**STATED TASK**
Nothing but the lines from the line with "Write the matplotlib code for this chart." to the line with "dark = '#262626'", both included, is to be repeated, and those exactly. Leave out the pictures.

* begin EXERCISE INPUTS *

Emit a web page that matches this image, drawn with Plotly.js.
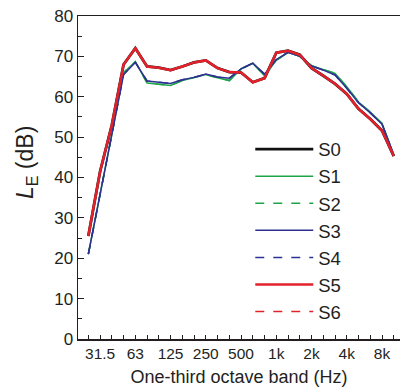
<!DOCTYPE html>
<html>
<head>
<meta charset="utf-8">
<script src="https://cdn.plot.ly/plotly-3.0.1.min.js"></script>
<style>html,body{margin:0;padding:0;background:#fff;}#chart{width:400px;height:391px;}</style>
</head>
<body>
<div id="chart"></div>
<script>
// One-third octave band centre frequencies (Hz)
const bands = ['25','31.5','40','50','63','80','100','125','160','200','250','315','400','500','630','800','1k','1.25k','1.6k','2k','2.5k','3.15k','4k','5k','6.3k','8k','10k'];
// Which bands carry a tick label
const labelledBands = ['31.5','63','125','250','500','1k','2k','4k','8k'];

// L_E (dB) per band
const S0 = [25.5, 41.5, 53, 68, 72, 67.5, 67.2, 66.6, 67.5, 68.5, 69.0, 67.1, 66.1, 66.0, 63.6, 64.6, 70.9, 71.4, 70.4, 67.1, 65.2, 63.2, 60.7, 57.0, 54.5, 51.6, 45.3];
const S1 = [21, 35.6, 50.6, 66, 68.7, 63.4, 63.1, 62.8, 64.0, 64.8, 65.5, 64.7, 64.0, 66.9, 68.3, 65.2, 69.0, 71.0, 70.0, 67.7, 66.8, 65.8, 62.5, 58.7, 56.2, 53.4, 45.6];
const S2 = [21, 35.6, 50.6, 66, 68.7, 63.4, 63.1, 62.8, 64.0, 64.8, 65.5, 64.7, 64.0, 66.9, 68.3, 65.2, 69.0, 71.0, 70.0, 67.7, 66.8, 65.8, 62.5, 58.7, 56.2, 53.4, 45.6];
const S3 = [21, 36, 51, 65.5, 68.5, 63.9, 63.6, 63.3, 64.2, 64.8, 65.6, 64.9, 64.6, 66.9, 68.3, 65.6, 69.2, 71.0, 70.0, 67.6, 66.6, 65.4, 62.1, 58.5, 56.0, 53.2, 45.6];
const S4 = [21, 36, 51, 65.5, 68.5, 63.9, 63.6, 63.3, 64.2, 64.8, 65.6, 64.9, 64.6, 66.9, 68.3, 65.6, 69.2, 71.0, 70.0, 67.6, 66.6, 65.4, 62.1, 58.5, 56.0, 53.2, 45.6];
const S5 = [25.5, 41.5, 53, 68, 72, 67.5, 67.2, 66.6, 67.5, 68.5, 69.0, 67.1, 66.1, 66.0, 63.6, 64.6, 70.9, 71.4, 70.4, 67.1, 65.2, 63.2, 60.7, 57.0, 54.5, 51.6, 45.3];
const S6 = [25.5, 41.5, 53, 68, 72, 67.5, 67.2, 66.6, 67.5, 68.5, 69.0, 67.1, 66.1, 66.0, 63.6, 64.6, 70.9, 71.4, 70.4, 67.1, 65.2, 63.2, 60.7, 57.0, 54.5, 51.6, 45.3];

const seriesNames = ['S0','S1','S2','S3','S4','S5','S6'];
const seriesData = [S0, S1, S2, S3, S4, S5, S6];
const seriesStyle = [
  {color:'#111111', width:2.8, dash:'solid'},
  {color:'#1ea54a', width:1.5, dash:'solid'},
  {color:'#1ea54a', width:1.5, dash:'dash'},
  {color:'#2e3192', width:1.5, dash:'solid'},
  {color:'#2e3192', width:1.5, dash:'dash'},
  {color:'#e3212b', width:2.5, dash:'solid'},
  {color:'#e3212b', width:1.5, dash:'dash'}
];

const traces = seriesNames.map((n, k) => ({
  type: 'scatter', mode: 'lines', name: n,
  x: bands, y: seriesData[k],
  line: {color: seriesStyle[k].color, width: seriesStyle[k].width, dash: seriesStyle[k].dash}
}));

const ink = '#231f20';
const layout = {
  width: 400, height: 391,
  margin: {l: 78, r: 0, t: 16, b: 52},
  paper_bgcolor: '#fff', plot_bgcolor: '#fff',
  font: {family: 'Liberation Sans, Arial, sans-serif', color: ink},
  showlegend: true,
  legend: {
    x: 0.535, y: 0.645, xanchor: 'left', yanchor: 'top',
    bgcolor: 'rgba(0,0,0,0)', borderwidth: 0,
    itemwidth: 58, font: {size: 18.5, color: ink}, tracegroupgap: 0
  },
  xaxis: {
    type: 'category', categoryorder: 'array', categoryarray: bands,
    range: [-0.88, 26.53],
    tickmode: 'array', tickvals: bands,
    ticktext: bands.map(b => labelledBands.includes(b) ? b : ''),
    tickangle: 0,
    ticks: 'inside', ticklen: 4, tickwidth: 1, tickcolor: ink,
    showline: true, linecolor: ink, linewidth: 1.5, mirror: true,
    showgrid: false, zeroline: false,
    tickfont: {size: 15.5, color: ink},
    title: {text: 'One-third octave band (Hz)', font: {size: 18, color: ink}, standoff: 9}
  },
  yaxis: {
    range: [0, 80], dtick: 10, tick0: 0,
    ticks: 'inside', ticklen: 6, tickwidth: 1, tickcolor: ink,
    minor: {dtick: 5, ticks: 'inside', ticklen: 4, tickcolor: ink, showgrid: false},
    showline: true, linecolor: ink, linewidth: 1.5, mirror: false,
    showgrid: false, zeroline: false,
    tickfont: {size: 17, color: ink}
  },
  annotations: [{
    text: '<i>L</i><sub>E</sub> (dB)', textangle: -90,
    xref: 'paper', yref: 'paper', x: -0.158, y: 0.545,
    xanchor: 'center', yanchor: 'middle', showarrow: false,
    font: {size: 23, color: ink}
  }]
};

Plotly.newPlot('chart', traces, layout, {displayModeBar: false, staticPlot: true});
</script>
</body>
</html>
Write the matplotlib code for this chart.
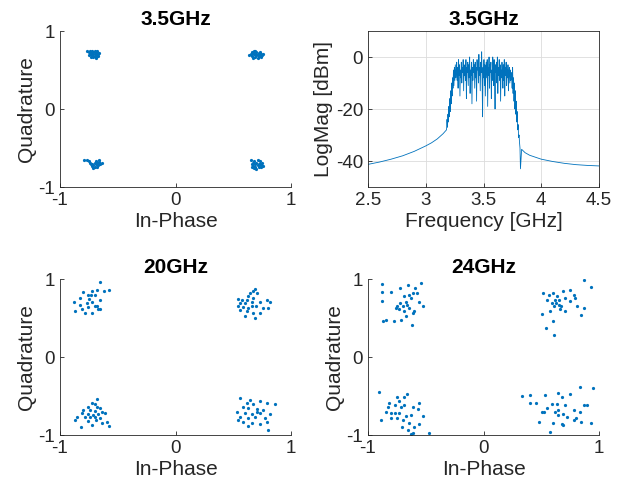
import numpy as np
import matplotlib
matplotlib.use('Agg')
import matplotlib.pyplot as plt

plt.rcParams['font.family'] = ['Liberation Sans', 'DejaVu Sans']
plt.rcParams['axes.unicode_minus'] = False

blue = '#0072BD'
dark = '#262626'

# ---- constellation data (I, Q) ----
c35_i = [-0.77, -0.75, -0.74, -0.73, -0.72, -0.72, -0.71, -0.70, -0.70, -0.69, -0.68, -0.68,
         -0.67, -0.73, -0.71, -0.69, -0.74, -0.70, -0.66, -0.72, -0.75, -0.68, -0.71, -0.67,
         0.64, 0.65, 0.66, 0.67, 0.68, 0.68, 0.69, 0.70, 0.70, 0.71, 0.72, 0.72,
         0.73, 0.74, 0.75, 0.69, 0.71, 0.67, 0.73, 0.76, 0.66, 0.70, 0.74,
         -0.79, -0.77, -0.75, -0.74, -0.72, -0.71, -0.70, -0.69, -0.68, -0.67, -0.66,
         -0.65, -0.70, -0.72, -0.68, -0.66, -0.69, -0.73, -0.71, -0.67, -0.64,
         0.65, 0.66, 0.67, 0.68, 0.69, 0.69, 0.70, 0.71, 0.71, 0.72, 0.73,
         0.74, 0.75, 0.68, 0.70, 0.66, 0.73, 0.76, 0.67, 0.72, 0.74]
c35_q = [0.75, 0.73, 0.70, 0.72, 0.69, 0.74, 0.71, 0.68, 0.73, 0.70, 0.72, 0.68,
         0.70, 0.67, 0.67, 0.66, 0.74, 0.75, 0.72, 0.71, 0.69, 0.74, 0.73, 0.68,
         0.69, 0.71, 0.68, 0.72, 0.70, 0.74, 0.67, 0.71, 0.73, 0.69, 0.72, 0.68,
         0.70, 0.71, 0.69, 0.75, 0.66, 0.66, 0.73, 0.70, 0.73, 0.69, 0.67,
         -0.65, -0.66, -0.67, -0.69, -0.70, -0.72, -0.74, -0.71, -0.69, -0.72, -0.68,
         -0.70, -0.69, -0.73, -0.75, -0.66, -0.67, -0.71, -0.76, -0.70, -0.69,
         -0.66, -0.70, -0.73, -0.67, -0.71, -0.75, -0.69, -0.72, -0.66, -0.74, -0.70,
         -0.72, -0.69, -0.76, -0.77, -0.74, -0.67, -0.73, -0.69, -0.70, -0.75]

c20_i = [-0.654, -0.576, -0.62, -0.68, -0.72, -0.80, -0.88, -0.83, -0.76, -0.75, -0.70, -0.654,
         -0.77, -0.72, -0.68, -0.87, -0.81, -0.78, -0.72, -0.70, -0.67, -0.65, -0.76, -0.83, -0.73,
         0.688, 0.674, 0.645, 0.703, 0.63, 0.674, 0.544, 0.573, 0.616, 0.66, 0.558, 0.60, 0.73, 0.79,
         0.818, 0.544, 0.587, 0.63, 0.70, 0.76, 0.80, 0.558, 0.616, 0.674, 0.60, 0.688, 0.73, 0.66,
         -0.683, -0.726, -0.70, -0.755, -0.683, -0.654, -0.80, -0.74, -0.70, -0.64, -0.81, -0.76,
         -0.717, -0.668, -0.61, -0.856, -0.784, -0.74, -0.70, -0.654, -0.596, -0.87, -0.82, -0.726,
         -0.64, -0.58, -0.755, -0.69,
         0.558, 0.645, 0.73, 0.616, 0.674, 0.79, 0.86, 0.53, 0.587, 0.63, 0.703, 0.76, 0.60, 0.66,
         0.73, 0.82, 0.558, 0.63, 0.688, 0.775, 0.587, 0.66, 0.73, 0.80, 0.63, 0.544, 0.703, 0.79]
c20_q = [0.96, 0.854, 0.84, 0.86, 0.84, 0.83, 0.71, 0.76, 0.79, 0.74, 0.79, 0.73,
         0.69, 0.71, 0.66, 0.59, 0.61, 0.57, 0.57, 0.65, 0.62, 0.61, 0.64, 0.67, 0.80,
         0.876, 0.84, 0.82, 0.82, 0.78, 0.756, 0.743, 0.73, 0.726, 0.70, 0.69, 0.69, 0.71, 0.726,
         0.71, 0.65, 0.64, 0.627, 0.65, 0.627, 0.627, 0.606, 0.585, 0.563, 0.52, 0.50, 0.57, 0.66,
         -0.537, -0.593, -0.60, -0.636, -0.636, -0.657, -0.68, -0.68, -0.687, -0.70, -0.72, -0.73,
         -0.743, -0.734, -0.72, -0.764, -0.764, -0.773, -0.764, -0.786, -0.83, -0.81, -0.893, -0.87,
         -0.85, -0.884, -0.816, -0.81,
         -0.53, -0.55, -0.56, -0.593, -0.60, -0.593, -0.60, -0.70, -0.636, -0.657, -0.67, -0.68,
         -0.72, -0.73, -0.72, -0.73, -0.764, -0.786, -0.773, -0.786, -0.83, -0.85, -0.86, -0.94,
         -0.884, -0.807, -0.70, -0.83]

c24_i = [-0.88, -0.54, -0.657, -0.59, -0.724, -0.88, -0.80, -0.614, -0.58, -0.643, -0.686, -0.875,
         -0.628, -0.72, -0.67, -0.56, -0.745, -0.70, -0.66, -0.527, -0.73, -0.686, -0.614, -0.60,
         -0.672, -0.715, -0.846, -0.87, -0.774, -0.62, -0.76, -0.643,
         0.866, 0.93, 0.518, 0.57, 0.605, 0.686, 0.75, 0.634, 0.707, 0.78, 0.79, 0.547, 0.59,
         0.628, 0.65, 0.61, 0.67, 0.75, 0.81, 0.87, 0.509, 0.576, 0.66, 0.707, 0.84, 0.605, 0.54,
         0.61, 0.657, 0.62,
         -0.904, -0.666, -0.69, -0.753, -0.556, -0.73, -0.817, -0.77, -0.686, -0.717, -0.83, -0.614,
         -0.57, -0.846, -0.80, -0.765, -0.73, -0.672, -0.628, -0.527, -0.89, -0.80, -0.745, -0.70,
         -0.643, -0.556, -0.707, -0.657, -0.614, -0.628, -0.475, -0.60,
         0.335, 0.40, 0.53, 0.832, 0.948, 0.648, 0.75, 0.677, 0.40, 0.454, 0.59, 0.64, 0.707, 0.866,
         0.90, 0.547, 0.648, 0.78, 0.504, 0.52, 0.62, 0.648, 0.686, 0.832, 0.72, 0.80, 0.78, 0.48,
         0.60, 0.677, 0.69, 0.84, 0.927, 0.576]
c24_q = [0.94, 0.95, 0.92, 0.88, 0.88, 0.83, 0.83, 0.82, 0.82, 0.80, 0.78, 0.72,
         0.756, 0.69, 0.70, 0.70, 0.66, 0.66, 0.67, 0.65, 0.61, 0.585, 0.563, 0.59,
         0.52, 0.48, 0.47, 0.456, 0.456, 0.41, 0.63, 0.63,
         0.99, 0.897, 0.82, 0.80, 0.82, 0.84, 0.863, 0.777, 0.756, 0.80, 0.756, 0.734, 0.69,
         0.69, 0.67, 0.65, 0.65, 0.713, 0.65, 0.627, 0.55, 0.585, 0.615, 0.585, 0.54, 0.456, 0.37,
         0.285, 0.726, 0.726,
         -0.443, -0.47, -0.51, -0.516, -0.593, -0.57, -0.585, -0.615, -0.615, -0.644, -0.644, -0.644,
         -0.67, -0.70, -0.72, -0.713, -0.72, -0.75, -0.743, -0.75, -0.807, -0.786, -0.786, -0.807,
         -0.85, -0.86, -0.893, -0.936, -0.97, -0.99, -0.98, -0.893,
         -0.495, -0.486, -0.486, -0.38, -0.392, -0.464, -0.473, -0.507, -0.593, -0.593, -0.606, -0.60,
         -0.615, -0.615, -0.615, -0.657, -0.68, -0.68, -0.70, -0.71, -0.70, -0.743, -0.73, -0.70,
         -0.764, -0.786, -0.807, -0.837, -0.85, -0.86, -0.87, -0.83, -0.85, -0.957]

# ---- spectrum data (GHz, dBm) ----
skirt_lo_f = [2.5, 2.6, 2.7, 2.8, 2.9, 3.0, 3.05, 3.1, 3.15, 3.18]
skirt_lo_db = [-41.3, -40.4, -39.3, -38.0, -36.3, -34.2, -33.0, -31.5, -29.5, -28.0]

band_rise = [-28, -24, -27, -22, -25, -19, -23, -16, -21, -13, -18, -10, -15, -8, -12, -5,
             -11, -4, -9, -3, -8]
band_top = [-6, -2, -9, -4, -12, -1, -7, -3, -15, -5, -8, -2, -10, -4, -6, -1, -13, -3, -7, -5,
            -9, -1, -16, -4, -6, -2, -11, -3, -8, 0, -14, -5, -7, -2, -18, -4, -9, -1, -6, -3,
            -12, -2, -8, -4, -17, -1, -5, -3, -10, 1, -7, -4, -13, -2, -6, 2, -9, -23, -4, -8,
            -1, -11, -3, -15, -5, -2, -8, -1, -19, -4, -7, 0, -12, -3, -6, -2, -16, -5, -9, 0,
            -4, -11, -1, -7, -20, -3, -6, -2, -10, 0, -14, -4, -7, -1, -9, -3, -17, -5, -8, -2,
            -6, -12, -3, -9, -1, -15, -4, -7, -2, -11, -5, -8, -3, -13, -6, -4, -10, -5, -9, -7]
band_fall = [-6, -12, -4, -14, -8, -17, -10, -20, -13, -22, -17, -25, -21, -28, -26, -31,
             -30, -33, -35, -43]

skirt_hi_f = [3.83, 3.86, 3.9, 4.0, 4.1, 4.2, 4.3, 4.4, 4.5]
skirt_hi_db = [-35.5, -36.8, -37.8, -39.3, -40.2, -40.9, -41.4, -41.7, -41.9]

band_db = band_rise + band_top + band_fall
band_f = np.linspace(3.18, 3.82, len(band_db))
spec_f = np.concatenate([skirt_lo_f[:-1], band_f, skirt_hi_f])
spec_db = np.concatenate([skirt_lo_db[:-1], band_db, skirt_hi_db])

W, H = 617, 491
fig = plt.figure(figsize=(W / 100, H / 100), dpi=100)

def box(x0, y0, x1, y1):
    return [x0 / W, 1 - y1 / H, (x1 - x0) / W, (y1 - y0) / H]

tick_fs = 13.5
lab_fs = 15


def style(ax):
    ax.tick_params(direction='in', colors=dark, labelsize=tick_fs, length=3, width=0.6)
    for s in ax.spines.values():
        s.set_color(dark)
        s.set_linewidth(0.6)


def constellation(ax, i, q, title):
    ax.plot(i, q, '.', color=blue, markersize=2.6, linestyle='none')
    ax.set_xlim(-1, 1)
    ax.set_ylim(-1, 1)
    ax.set_xticks([-1, 0, 1])
    ax.set_yticks([-1, 0, 1])
    ax.spines['top'].set_visible(False)
    ax.spines['right'].set_visible(False)
    style(ax)
    ax.set_xlabel('In-Phase', fontsize=lab_fs, color=dark, labelpad=2)
    ax.set_ylabel('Quadrature', fontsize=lab_fs, color=dark, labelpad=2)
    ax.set_title(title, fontsize=lab_fs, fontweight='bold', pad=4)


ax1 = fig.add_axes(box(60, 31, 291, 187))
constellation(ax1, c35_i, c35_q, '3.5GHz')

ax2 = fig.add_axes(box(368, 31, 599, 187))
ax2.plot(spec_f, spec_db, color=blue, linewidth=0.6)
ax2.set_xlim(2.5, 4.5)
ax2.set_ylim(-50, 10)
ax2.set_xticks([2.5, 3, 3.5, 4, 4.5])
ax2.set_xticklabels(['2.5', '3', '3.5', '4', '4.5'])
ax2.set_yticks([-40, -20, 0])
ax2.grid(True, color='#dcdcdc', linewidth=0.6)
ax2.set_axisbelow(True)
style(ax2)
ax2.set_xlabel('Frequency [GHz]', fontsize=lab_fs, color=dark, labelpad=2)
ax2.set_ylabel('LogMag [dBm]', fontsize=lab_fs, color=dark, labelpad=2)
ax2.set_title('3.5GHz', fontsize=lab_fs, fontweight='bold', pad=4)

ax3 = fig.add_axes(box(60, 279, 291, 435))
constellation(ax3, c20_i, c20_q, '20GHz')

ax4 = fig.add_axes(box(368, 279, 599, 435))
constellation(ax4, c24_i, c24_q, '24GHz')

fig.savefig('out.png', dpi=100)
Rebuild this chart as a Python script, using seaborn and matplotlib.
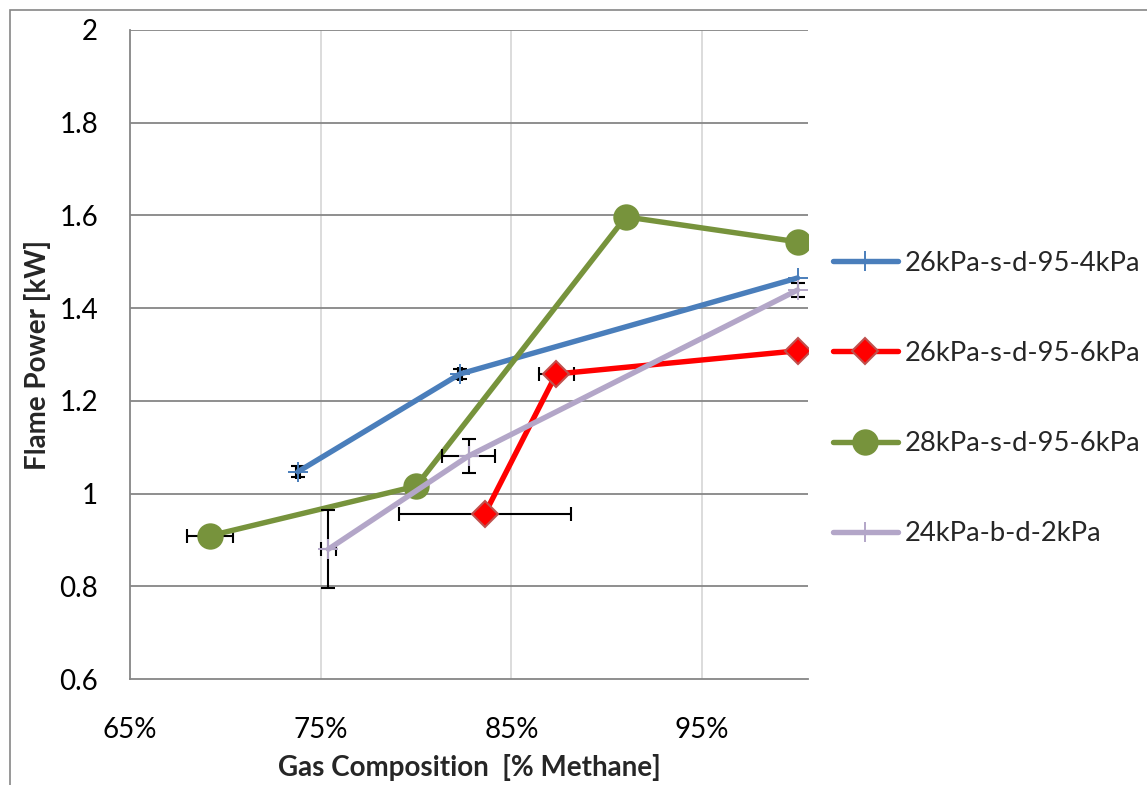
import numpy as np
import pandas as pd
import matplotlib
matplotlib.use("Agg")
import matplotlib.pyplot as plt
from matplotlib.patches import Rectangle
from matplotlib.ticker import FuncFormatter
import seaborn as sns

# ---- data ----
blue_x = [0.738, 0.823, 1.000]
blue_y = [1.047, 1.258, 1.465]
blue_xerr = [0.001, 0.001, 0.0]
blue_yerr = [0.012, 0.010, 0.0]

red_x = [0.836, 0.8735, 1.000]
red_y = [0.956, 1.258, 1.308]
red_xerr = [0.045, 0.0093, 0.0]
red_yerr = [0.0, 0.0, 0.0]

green_x = [0.692, 0.800, 0.910, 1.000]
green_y = [0.909, 1.016, 1.597, 1.543]
green_xerr = [0.012, 0.0, 0.0, 0.0]
green_yerr = [0.0, 0.0, 0.0, 0.0]

lav_x = [0.754, 0.8275, 1.000]
lav_y = [0.880, 1.081, 1.439]
lav_xerr = [0.004, 0.0137, 0.0]
lav_yerr = [0.084, 0.036, 0.015]

labels = ["26kPa-s-d-95-4kPa", "26kPa-s-d-95-6kPa", "28kPa-s-d-95-6kPa", "24kPa-b-d-2kPa"]
x_ticks = [0.65, 0.75, 0.85, 0.95]
y_ticks = [0.6, 0.8, 1.0, 1.2, 1.4, 1.6, 1.8, 2.0]

sns.set_theme(style="white")
plt.rcParams["font.family"] = ["Lato", "DejaVu Sans"]

fig = plt.figure(figsize=(11.47, 7.85), dpi=100)
ax = fig.add_axes([130/1147, 1-679/785, 678/1147, 649/785])

series = [
    (blue_x, blue_y, blue_xerr, blue_yerr, "#4A7EBB", dict(marker="+", markersize=14, markeredgewidth=1.4, markeredgecolor="#4A7EBB")),
    (red_x, red_y, red_xerr, red_yerr, "#FF0000", dict(marker="D", markersize=13, markeredgewidth=1.5, markeredgecolor="#C0504D", markerfacecolor="#FF0000")),
    (green_x, green_y, green_xerr, green_yerr, "#77933C", dict(marker="o", markersize=19, markeredgewidth=0, markerfacecolor="#77933C")),
    (lav_x, lav_y, lav_xerr, lav_yerr, "#B3A6C8", dict(marker="+", markersize=14, markeredgewidth=1.4, markeredgecolor="#B3A6C8")),
]

for i, (xs, ys, xe, ye, col, mk) in enumerate(series):
    df = pd.DataFrame({"x": xs, "y": ys})
    sns.lineplot(data=df, x="x", y="y", sort=False, ax=ax, color=col,
                 linewidth=3.9, label=labels[i], zorder=3 + i * 0.1,
                 solid_capstyle="round", **mk)
    xe_arr = np.array(xe)
    ye_arr = np.array(ye)
    mx = xe_arr > 0
    if mx.any():
        ax.errorbar(np.array(xs)[mx], np.array(ys)[mx], xerr=xe_arr[mx], fmt="none",
                    ecolor="black", elinewidth=1.5, capsize=5, capthick=1.5, zorder=2.9 + i * 0.1)
    my = ye_arr > 0
    if my.any():
        ax.errorbar(np.array(xs)[my], np.array(ys)[my], yerr=ye_arr[my], fmt="none",
                    ecolor="black", elinewidth=1.5, capsize=5, capthick=1.5, zorder=2.9 + i * 0.1)

ax.set_xlim(0.65, 1.0055)
ax.set_ylim(0.6, 2.0)
ax.set_xticks(x_ticks)
ax.set_yticks(y_ticks)
ax.xaxis.set_major_formatter(FuncFormatter(lambda v, p: f"{v*100:.0f}%"))
ax.yaxis.set_major_formatter(FuncFormatter(lambda v, p: f"{v:g}"))

ax.grid(False)
for yv in y_ticks[1:]:
    ax.axhline(yv, color="#868686", linewidth=1.3, zorder=1)
for xv in x_ticks[1:]:
    ax.axvline(xv, color="#D9D9D9", linewidth=1.3, zorder=0.5)

for s in ["top", "right"]:
    ax.spines[s].set_visible(False)
for s in ["left", "bottom"]:
    ax.spines[s].set_color("#868686")
    ax.spines[s].set_linewidth(1.3)
ax.tick_params(axis="both", which="major", direction="out", length=7, width=1.3,
               color="#868686", labelsize=20, colors="#868686", labelcolor="black")
ax.tick_params(axis="y", pad=16)
ax.tick_params(axis="x", pad=20)
ax.set_facecolor("white")

ax.set_xlabel("Gas Composition  [% Methane]", fontsize=20, fontweight="bold", labelpad=8)
ax.set_ylabel("Flame Power [kW]", fontsize=20, fontweight="bold", labelpad=6)

leg = ax.legend(loc="center left", bbox_to_anchor=(1.0206, 0.432), frameon=False,
                fontsize=19.7, handlelength=2.38, labelspacing=2.38, handletextpad=0.25,
                borderaxespad=0)

fig.patches.append(Rectangle((10/1147, -0.1), 1.2, 1.1 - 10/785, transform=fig.transFigure,
                             fill=False, edgecolor="#868686", linewidth=1.2))

fig.savefig("out.png", dpi=100, facecolor="white")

* end EXERCISE INPUTS *

**FINAL RESULT**
Write the matplotlib code for this chart.
import numpy as np
import matplotlib
matplotlib.use('Agg')
import matplotlib.pyplot as plt

plt.rcParams['font.family'] = ['Liberation Sans', 'DejaVu Sans']
plt.rcParams['axes.unicode_minus'] = False

blue = '#0072BD'
dark = '#262626'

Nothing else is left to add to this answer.